A dimensionless “model-fitting” approach was used as an alternate approach for estimating lost gas. The reference model to be fit is dimensionless fractional gas evolved from a spherical sample plotted against dimensionless normalized time. This method uses all the degassing data to estimate the lost gas, not just the slope of the first few points as in the USBM method.

The following steps are used to fit the data. First, a geometric factor converts normalized time from that of the actual core sample geometry to that of an equivalent sphere. An initial diffusivity is estimated from the slope of early degassing data. Data are fit by adjusting the equivalent lost time. Lost time is the model time during which gas is lost. As estimated lost time changes, the model automatically revises estimated diffusivity and lost gas, and recalculates normalized time and normalized fractional evolved gas. The operator iteratively modifies lost time estimate until the data best fits the model curve on the dimensionless plot. The operator then reads the estimate of lost gas and diffusivity from the spreadsheet.

Lost gas estimated here is typically less than that estimated by the USBM approach, but lost gas can still be quite high. In many tests, lost gas estimates by the two methods are similar.

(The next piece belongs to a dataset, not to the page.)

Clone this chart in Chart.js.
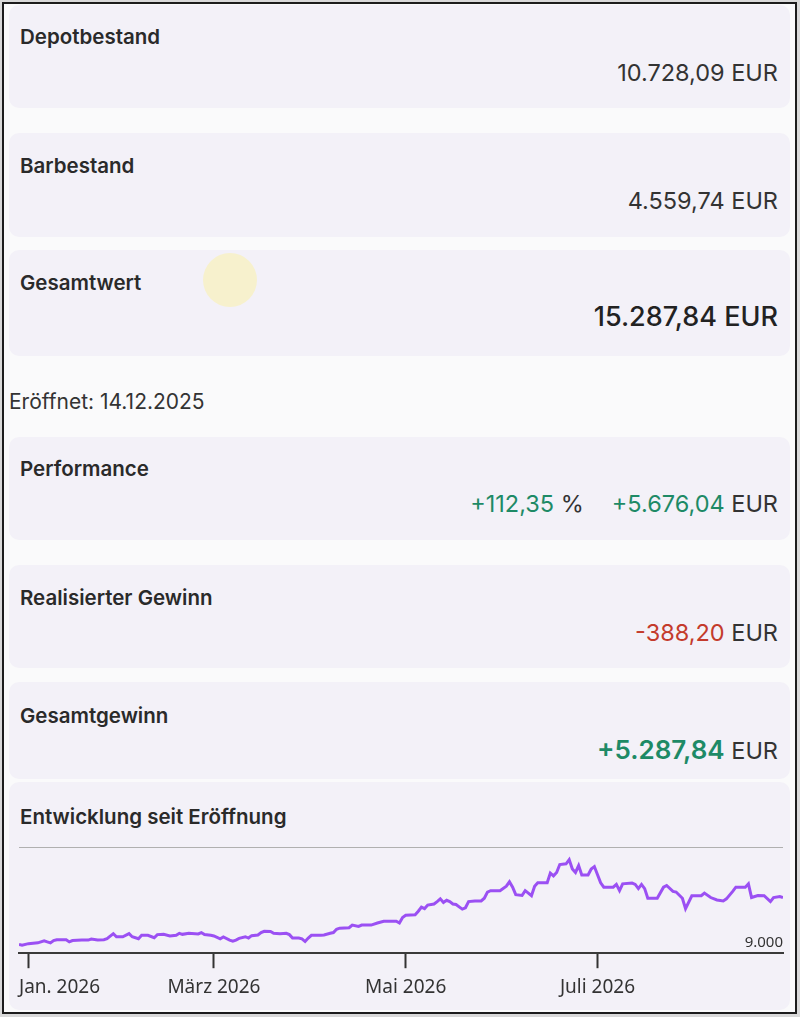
<!DOCTYPE html>
<html lang="de">
<head>
<meta charset="utf-8">
<title>Depot</title>
<script src="https://cdn.jsdelivr.net/npm/chart.js@4.4.1/dist/chart.umd.min.js"></script>
<style>
  html, body { margin: 0; padding: 0; }
  body {
    width: 800px; height: 1017px; position: relative; overflow: hidden;
    background: #d9d9d9;
    font-family: Inter, "Noto Sans", sans-serif; color: #2b2b2b;
  }
  .rahmen {
    position: absolute; left: 2px; top: 2px; width: 791px; height: 1008px;
    border: 2px solid #1c1c1c; background: #fafafb;
  }
  .karte {
    position: absolute; left: 9px; width: 781px;
    background: #f3f1f8; border-radius: 10px;
  }
  .titel {
    position: absolute; left: 20px; height: 24px; line-height: 24px;
    font-size: 20.5px; font-weight: 600; color: #2a2a2a; white-space: nowrap;
  }
  .wert {
    position: absolute; right: 22px; height: 30px; line-height: 30px;
    font-size: 23.5px; font-weight: 400; color: #333; white-space: nowrap;
  }
  .gross { font-size: 27px; font-weight: 500; color: #222; }
  .plus { color: #1e8a66; }
  .minus { color: #c43b2c; }
  .fett { font-weight: 600; font-size: 26px; }
  .info {
    position: absolute; left: 9px; top: 390px; height: 24px; line-height: 24px;
    font-size: 21px; color: #333;
  }
  .cursor {
    position: absolute; left: 203px; top: 253px; width: 54px; height: 54px;
    border-radius: 50%; background: #f7f1cd;
  }
  .diagramm { position: absolute; left: 9px; top: 840px; width: 781px; height: 170px; }
</style>
</head>
<body>
<div class="rahmen"></div>

<div class="karte" style="top:5px;height:103px"></div>
<div class="karte" style="top:133px;height:104px"></div>
<div class="karte" style="top:250px;height:106px"></div>
<div class="karte" style="top:437px;height:103px"></div>
<div class="karte" style="top:565px;height:103px"></div>
<div class="karte" style="top:682px;height:97px"></div>
<div class="karte" style="top:782px;height:228px"></div>

<div class="cursor"></div>

<div class="titel" style="top:25px">Depotbestand</div>
<div class="wert" style="top:58px">10.728,09 EUR</div>

<div class="titel" style="top:154px">Barbestand</div>
<div class="wert" style="top:186px">4.559,74 EUR</div>

<div class="titel" style="top:271px">Gesamtwert</div>
<div class="wert gross" style="top:302px">15.287,84 EUR</div>

<div class="info">Eröffnet: 14.12.2025</div>

<div class="titel" style="top:457px">Performance</div>
<div class="wert" style="top:489px"><span class="plus">+112,35</span> %<span class="plus" style="margin-left:28px">+5.676,04</span> EUR</div>

<div class="titel" style="top:586px">Realisierter Gewinn</div>
<div class="wert" style="top:618px"><span class="minus">-388,20</span> EUR</div>

<div class="titel" style="top:704px">Gesamtgewinn</div>
<div class="wert" style="top:735px"><span class="plus fett">+5.287,84</span> EUR</div>

<div class="titel" style="top:805px">Entwicklung seit Eröffnung</div>

<div class="diagramm"><canvas id="verlauf"></canvas></div>

<script>
// Tage seit 1. Januar 2026 und Depotwert in EUR
const tage = [
  -3, -2, 0, 3, 5, 6, 7, 8, 9, 12,
  13, 14, 17, 19, 20, 22, 24, 25, 27, 28,
  30, 32, 33, 35, 36, 38, 40, 41, 43, 45,
  47, 48, 49, 51, 54, 55, 56, 58, 59, 61,
  62, 64, 65, 66, 67, 69, 70, 71, 73, 74,
  75, 77, 78, 80, 82, 83, 84, 86, 87, 88,
  89, 90, 93, 94, 96, 97, 98, 99, 102, 103,
  105, 106, 109, 111, 113, 117, 118, 119, 120, 123,
  124, 125, 126, 127, 129, 130, 131, 132, 133, 134,
  135, 136, 137, 138, 139, 140, 142, 144, 145, 146,
  147, 150, 152, 153, 154, 155, 157, 158, 159, 160,
  161, 162, 165, 166, 167, 168, 169, 171, 172, 173,
  174, 175, 176, 178, 179, 180, 182, 183, 186, 187,
  188, 189, 192, 193, 194, 195, 196, 197, 198, 200,
  202, 203, 205, 206, 208, 209, 211, 214, 215, 217,
  219, 221, 222, 224, 225, 228, 229, 230, 232, 234,
  236, 237, 239, 240
];
const depotwerte = [
  10000, 9900, 10080, 10170, 10400, 10280, 10170, 10430, 10520, 10520,
  10280, 10430, 10480, 10480, 10600, 10480, 10520, 10630, 11210, 10860,
  10860, 11210, 10860, 10630, 11020, 11020, 10750, 11100, 11130, 10950,
  11020, 11250, 11130, 11250, 11180, 11330, 11100, 11020, 10950, 10630,
  10830, 10480, 10360, 10480, 10670, 10860, 10710, 10980, 11060, 11330,
  11480, 11450, 11250, 11210, 11250, 11100, 10710, 10710, 10630, 10320,
  10710, 11020, 11020, 11060, 11250, 11330, 11710, 11830, 11880, 12180,
  12030, 12180, 12180, 12410, 12610, 12610, 12410, 13040, 13280, 13350,
  13740, 14210, 14040, 14440, 14560, 14830, 15140, 14740, 14980, 14830,
  14560, 14510, 14240, 13980, 14130, 14830, 14910, 14910, 15210, 15910,
  16070, 16070, 16570, 17070, 16460, 15610, 15520, 16070, 15790, 15490,
  16570, 16960, 16960, 18050, 17740, 18120, 19020, 19100, 19570, 18520,
  18120, 18900, 17850, 17850, 18520, 18790, 16960, 16460, 16460, 16770,
  16070, 16840, 16920, 16770, 16300, 16770, 16300, 15210, 15210, 15210,
  16460, 16650, 15990, 15910, 15210, 14040, 15490, 15490, 15790, 15290,
  15020, 14910, 15140, 15990, 16460, 16460, 16840, 15290, 15520, 15490,
  14830, 15290, 15410, 15287.84
];
const monatsTage = [0, 59, 120, 181];
const monatsLabels = ['Jan. 2026', 'März 2026', 'Mai 2026', 'Juli 2026'];
const wertMin = 9000;
const wertMax = 21000;

function formatiereZahl(v) {
    return String(v).replace(/\B(?=(\d{3})+(?!\d))/g, '.');
}

// erstes Monatslabel linksbündig an den Diagrammrand setzen
const erstesLabel = {
    id: 'erstesLabel',
    afterDraw(chart) {
        const skala = chart.scales.x;
        const ctx = chart.ctx;
        ctx.save();
        ctx.font = '19px "Noto Sans"';
        ctx.fillStyle = '#333';
        ctx.textAlign = 'left';
        ctx.textBaseline = 'middle';
        ctx.fillText(monatsLabels[0], chart.chartArea.left, skala.top + 15 + 8 + 11.4);
        ctx.restore();
    }
};

new Chart(document.getElementById('verlauf'), {
    type: 'line',
    data: {
        datasets: [{
            data: tage.map((t, i) => ({ x: t, y: depotwerte[i] })),
            borderColor: '#9b50f3',
            borderWidth: 3,
            pointRadius: 0,
            tension: 0,
            fill: false
        }]
    },
    options: {
        responsive: true,
        maintainAspectRatio: false,
        animation: false,
        layout: { padding: { left: 10, right: 7, top: 7, bottom: 3 } },
        plugins: { legend: { display: false }, tooltip: { enabled: false } },
        scales: {
            x: {
                type: 'linear',
                min: -3,
                max: 240,
                afterBuildTicks: (skala) => {
                    skala.ticks = monatsTage.map(t => ({ value: t }));
                },
                afterFit: (skala) => { skala.paddingLeft = 0; skala.paddingRight = 0; },
                ticks: {
                    autoSkip: false,
                    maxRotation: 0,
                    padding: 8,
                    font: { family: 'Noto Sans', size: 19 },
                    color: (c) => c.index === 0 ? 'rgba(0,0,0,0)' : '#333',
                    callback: (v) => monatsLabels[monatsTage.indexOf(v)]
                },
                grid: {
                    drawOnChartArea: false,
                    drawTicks: true,
                    tickLength: 15,
                    tickColor: '#333',
                    tickWidth: 2
                },
                border: { color: '#3a3a3a', width: 2 }
            },
            y: {
                position: 'right',
                min: wertMin,
                max: wertMax,
                afterFit: (skala) => { skala.paddingTop = 0; skala.paddingBottom = 0; },
                ticks: {
                    stepSize: wertMax - wertMin,
                    mirror: true,
                    padding: 0,
                    labelOffset: -10,
                    font: { family: 'Noto Sans', size: 15 },
                    color: '#333',
                    callback: (v) => v === wertMin ? formatiereZahl(v) : ''
                },
                grid: { color: '#b0b0b0', lineWidth: 1, drawTicks: false },
                border: { display: false }
            }
        }
    },
    plugins: [erstesLabel]
});
</script>
</body>
</html>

To test the model, gas content estimated from the USBM method and that estimated from the model-fitting approach were compared to total gas estimated from TOC and porosity. Gas in core samples is stored as sorbed gas, free gas in porosity, and dissolved gas. Only sorbed and free gas are significant. Gas in pore space can be estimated from total porosity, water saturation, Bg and reservoir pressure. Sorption can be approximated from TOC and thermal maturity levels. Total shale gas contents estimated from the model fitting approach proposed here approximately matches gas content estimated from the gas-saturated porosity and TOC content of the core samples. In contrast, the USBM lost gas method irregularly overestimates the gas stored in porosity and by sorption.

Results also indicate that canister desorption tests should be supported by porosity and saturation measurements. Porosity, water saturation, and TOC should be routinely measured and gas content estimated from these measurements. The technology to measure porosity and saturation under restored reservoir stress is better than that of the desorption tests if a significant fraction of the gas is lost. Actual desorption patterns do not always follow desorption theory. The early part of many degassing curves is concave-upwards. This is inconsistent with any desorption theory that assumes a constant flow or diffusion parameter. This behavior indicates that flow parameter changes due to changing saturation or cleanup near the edge of the sample, perhaps similar to the capillary end effect. The value of desorption tests is that they validate the porosity and saturation estimates from core measurements.